* **Given information**

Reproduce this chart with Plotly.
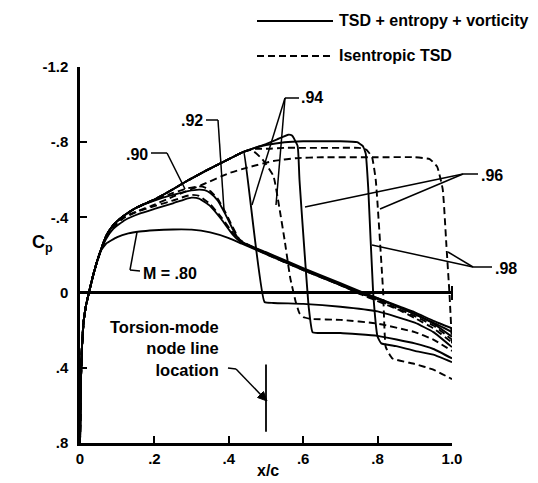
import plotly.graph_objects as go

FONT = "Liberation Sans"

# ---------------- data ----------------
# common leading-edge part shared by every curve
le_x = [0.0, 0.002, 0.005, 0.010, 0.016, 0.024, 0.035, 0.045, 0.055]
le_cp = [0.80, 0.50, 0.30, 0.15, 0.07, 0.00, -0.09, -0.16, -0.22]

# upper envelope shared by M = .94, .96, .98 (solid) ahead of the shocks
env_x = [0.07, 0.09, 0.115, 0.15, 0.20, 0.25, 0.293, 0.34, 0.38, 0.435]
env_cp = [-0.30, -0.36, -0.405, -0.45, -0.495, -0.55, -0.60, -0.65, -0.69, -0.745]

m80_x = [0.07, 0.10, 0.13, 0.16, 0.20, 0.25, 0.30, 0.35, 0.40, 0.435, 0.50, 0.60, 0.70, 0.755, 0.80, 0.86, 0.90, 0.95, 1.00]
m80_cp = [-0.26, -0.295, -0.315, -0.325, -0.332, -0.336, -0.335, -0.32, -0.29, -0.26, -0.205, -0.12, -0.04, 0.005, 0.035, 0.08, 0.115, 0.16, 0.21]

m90_x = [0.07, 0.09, 0.12, 0.16, 0.20, 0.25, 0.28, 0.30, 0.32, 0.35, 0.38, 0.41, 0.435, 0.50, 0.60, 0.70, 0.755, 0.80, 0.86, 0.90, 0.95, 1.00]
m90_solid_cp = [-0.285, -0.34, -0.385, -0.42, -0.445, -0.475, -0.495, -0.505, -0.50, -0.46, -0.39, -0.31, -0.265, -0.21, -0.125, -0.045, 0.0, 0.03, 0.075, 0.105, 0.15, 0.19]
m90_dash_cp = [-0.29, -0.35, -0.40, -0.435, -0.46, -0.49, -0.51, -0.52, -0.515, -0.47, -0.40, -0.32, -0.27, -0.205, -0.12, -0.04, 0.005, 0.04, 0.09, 0.125, 0.175, 0.25]

m92_x = [0.07, 0.09, 0.115, 0.15, 0.20, 0.25, 0.29, 0.32, 0.335, 0.35, 0.37, 0.39, 0.41, 0.43, 0.50, 0.60, 0.70, 0.755, 0.80, 0.86, 0.90, 0.95, 1.00]
m92_solid_cp = [-0.30, -0.36, -0.405, -0.45, -0.49, -0.52, -0.54, -0.548, -0.545, -0.53, -0.49, -0.42, -0.34, -0.275, -0.215, -0.13, -0.05, -0.005, 0.03, 0.08, 0.115, 0.165, 0.235]
m92_dash_cp = [-0.30, -0.36, -0.405, -0.45, -0.495, -0.53, -0.555, -0.565, -0.56, -0.54, -0.50, -0.43, -0.35, -0.28, -0.21, -0.125, -0.04, 0.01, 0.045, 0.095, 0.135, 0.19, 0.265]

m94_solid_x = [0.44, 0.496, 0.52, 0.60, 0.70, 0.80, 0.90, 0.95, 1.00]
m94_solid_cp = [-0.75, 0.05, 0.055, 0.06, 0.075, 0.10, 0.16, 0.21, 0.29]
m94_dash_x = [0.46, 0.49, 0.52, 0.536, 0.55, 0.565, 0.58, 0.59, 0.60, 0.62, 0.70, 0.80, 0.90, 0.95, 1.00]
m94_dash_cp = [-0.76, -0.71, -0.62, -0.45, -0.28, -0.08, 0.05, 0.11, 0.13, 0.14, 0.145, 0.165, 0.21, 0.25, 0.31]

m96_solid_x = [0.47, 0.50, 0.53, 0.56, 0.57, 0.585, 0.59, 0.615, 0.625, 0.64, 0.70, 0.80, 0.90, 0.95, 1.00]
m96_solid_cp = [-0.77, -0.79, -0.815, -0.84, -0.835, -0.78, -0.60, 0.08, 0.21, 0.215, 0.215, 0.23, 0.27, 0.30, 0.35]
m96_dash_x = [0.47, 0.50, 0.55, 0.60, 0.70, 0.75, 0.77, 0.785, 0.795, 0.815, 0.822, 0.84, 0.90, 0.95, 1.00]
m96_dash_cp = [-0.765, -0.765, -0.77, -0.77, -0.77, -0.77, -0.76, -0.72, -0.60, 0.0, 0.29, 0.35, 0.38, 0.41, 0.46]

m98_solid_x = [0.47, 0.50, 0.55, 0.60, 0.70, 0.745, 0.76, 0.768, 0.775, 0.788, 0.80, 0.81, 0.85, 0.90, 0.95, 1.00]
m98_solid_cp = [-0.77, -0.785, -0.80, -0.805, -0.805, -0.80, -0.78, -0.74, -0.55, 0.0, 0.235, 0.27, 0.285, 0.31, 0.33, 0.37]
m98_dash_x = [0.07, 0.09, 0.115, 0.15, 0.19, 0.25, 0.33, 0.40, 0.45, 0.52, 0.58, 0.65, 0.80, 0.90, 0.94, 0.96, 0.975, 0.985, 0.993, 1.00]
m98_dash_cp = [-0.30, -0.355, -0.40, -0.43, -0.46, -0.51, -0.575, -0.635, -0.665, -0.70, -0.715, -0.72, -0.72, -0.72, -0.71, -0.67, -0.55, -0.25, 0.0, 0.27]

node_x = [0.5, 0.5]
node_cp = [0.383, 0.74]

x_ticks = [0, 0.2, 0.4, 0.6, 0.8, 1.0]
x_ticktext = ["0", ".2", ".4", ".6", ".8", "1.0"]
y_ticks = [-1.2, -0.8, -0.4, 0, 0.4, 0.8]
y_ticktext = ["-1.2", "-.8", "-.4", "0", ".4", ".8"]

# ---------------- build curves ----------------
curves = [
    (le_x + m80_x, le_cp + m80_cp, "solid"),
    (le_x + m90_x, le_cp + m90_solid_cp, "solid"),
    (le_x + m90_x, le_cp + m90_dash_cp, "dash"),
    (le_x + m92_x, le_cp + m92_solid_cp, "solid"),
    (le_x + m92_x, le_cp + m92_dash_cp, "dash"),
    (le_x + env_x + m94_solid_x, le_cp + env_cp + m94_solid_cp, "solid"),
    (le_x + env_x + m94_dash_x, le_cp + env_cp + m94_dash_cp, "dash"),
    (le_x + env_x + m96_solid_x, le_cp + env_cp + m96_solid_cp, "solid"),
    (le_x + env_x + m96_dash_x, le_cp + env_cp + m96_dash_cp, "dash"),
    (le_x + env_x + m98_solid_x, le_cp + env_cp + m98_solid_cp, "solid"),
    (le_x + m98_dash_x, le_cp + m98_dash_cp, "dash"),
]

fig = go.Figure()
for xs, cps, style in curves:
    fig.add_trace(go.Scatter(
        x=xs, y=cps, mode="lines", showlegend=False, hoverinfo="skip",
        line=dict(color="black", width=1.9,
                  dash=("solid" if style == "solid" else "7px,4px"),
                  shape="spline", smoothing=0.4),
    ))

fig.add_trace(go.Scatter(x=node_x, y=node_cp, mode="lines", showlegend=False,
                         hoverinfo="skip", line=dict(color="black", width=1.8)))

# ---------------- layout helpers (screen pixel -> paper positions) ----------------
OFF = 8                      # page body margin of the html page
W, H = 538, 483              # browser window
L, R, T, B = 80, 452, 67, 443  # plot area in screen pixels


def px_(px):
    return (px - L) / (R - L)


def py_(py):
    return (B - py) / (B - T)


shapes = []


def poly(points, width=1.5):
    for (x0, y0), (x1, y1) in zip(points[:-1], points[1:]):
        shapes.append(dict(type="line", xref="paper", yref="paper",
                           x0=px_(x0), y0=py_(y0), x1=px_(x1), y1=py_(y1),
                           line=dict(color="black", width=width)))


# leaders
poly([(206, 120), (218, 120), (224, 210)])                       # .92
poly([(151, 153), (167, 153), (185, 189)])                       # .90
poly([(137, 232), (130, 270), (140, 271)])                       # M = .80
poly([(299, 98), (285, 98), (252, 205)])                         # .94
poly([(285, 98), (276, 205)])
poly([(478, 174), (463, 174), (305, 207)])                       # .96
poly([(463, 174), (380, 209)])
poly([(492, 267), (473, 267), (372, 245)])                       # .98
poly([(473, 267), (448, 252)])
poly([(228, 368), (236, 369), (262, 396)])                       # torsion arrow shaft
poly([(R, 286), (R, 300)], width=2)                              # cross tick at zero-line end

# arrow head (filled triangle) pointing at the node line
head = [(267, 401), (257.5, 397.5), (263.5, 391.5)]
path = "M " + " L ".join(f"{px_(a)},{py_(b)}" for a, b in head) + " Z"
shapes.append(dict(type="path", xref="paper", yref="paper", path=path,
                   fillcolor="black", line=dict(color="black", width=1)))

# legend lines
poly([(257, 21), (333, 21)], width=1.9)
shapes.append(dict(type="line", xref="paper", yref="paper",
                   x0=px_(257), x1=px_(333), y0=py_(56), y1=py_(56),
                   line=dict(color="black", width=1.9, dash="7px,4px")))


def label(px, py, text, anchor="left", size=16, align="left"):
    return dict(xref="paper", yref="paper", x=px_(px), y=py_(py), xanchor=anchor,
                yanchor="middle", text=text, showarrow=False, align=align,
                font=dict(family=FONT, size=size, color="black"))


annotations = [
    label(337, 21, "<b>TSD + entropy + vorticity</b>", size=16),
    label(337, 56, "<b>Isentropic TSD</b>", size=16),
    label(299, 97, "<b>.94</b>"),
    label(205, 120, "<b>.92</b>", anchor="right"),
    label(150, 154, "<b>.90</b>", anchor="right"),
    label(141, 273, "<b>M = .80</b>"),
    label(479, 175, "<b>.96</b>"),
    label(493, 268, "<b>.98</b>"),
    label(221, 348, "<b>Torsion-mode<br>node line<br>location</b>", anchor="right",
          align="right", size=16.5),
    label(42, 243, "<b>C<sub>p</sub></b>", anchor="center", size=18),
    label(268, 470, "<b>x/c</b>", anchor="center", size=16),
]

tf = dict(family=FONT, size=15, color="black")

fig.update_layout(
    width=W - OFF, height=H - OFF,
    margin=dict(l=L - OFF, r=W - R, t=T - OFF, b=H - B, pad=0),
    paper_bgcolor="white", plot_bgcolor="white",
    shapes=shapes, annotations=annotations,
    showlegend=False,
    font=dict(family=FONT, color="black"),
)
fig.update_xaxes(range=[0, 1.0], showline=True, linewidth=2.5, linecolor="black",
                 ticks="inside", ticklen=7, tickwidth=2, tickcolor="black",
                 tickvals=x_ticks, ticktext=[f"<b>{t}</b>" for t in x_ticktext],
                 tickfont=tf, showgrid=False, zeroline=False, automargin=False)
fig.update_yaxes(range=[0.8, -1.2], showline=True, linewidth=2.5, linecolor="black",
                 ticks="inside", ticklen=7, tickwidth=2, tickcolor="black",
                 tickvals=y_ticks, ticktext=[f"<b>{t}</b>" for t in y_ticktext],
                 tickfont=tf, showgrid=False, zeroline=True, zerolinewidth=2.5,
                 zerolinecolor="black", automargin=False, ticklabelstandoff=6)

fig.write_html("out.html")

* **Stated task**
Set down again, exactly, the lines of the material above from its first line to the one with "-0.09, -0.16, -0.22]", inclusive. Leave the pictures out.

* **Result**
Reproduce this chart with Plotly.
import plotly.graph_objects as go

FONT = "Liberation Sans"

# ---------------- data ----------------
# common leading-edge part shared by every curve
le_x = [0.0, 0.002, 0.005, 0.010, 0.016, 0.024, 0.035, 0.045, 0.055]
le_cp = [0.80, 0.50, 0.30, 0.15, 0.07, 0.00, -0.09, -0.16, -0.22]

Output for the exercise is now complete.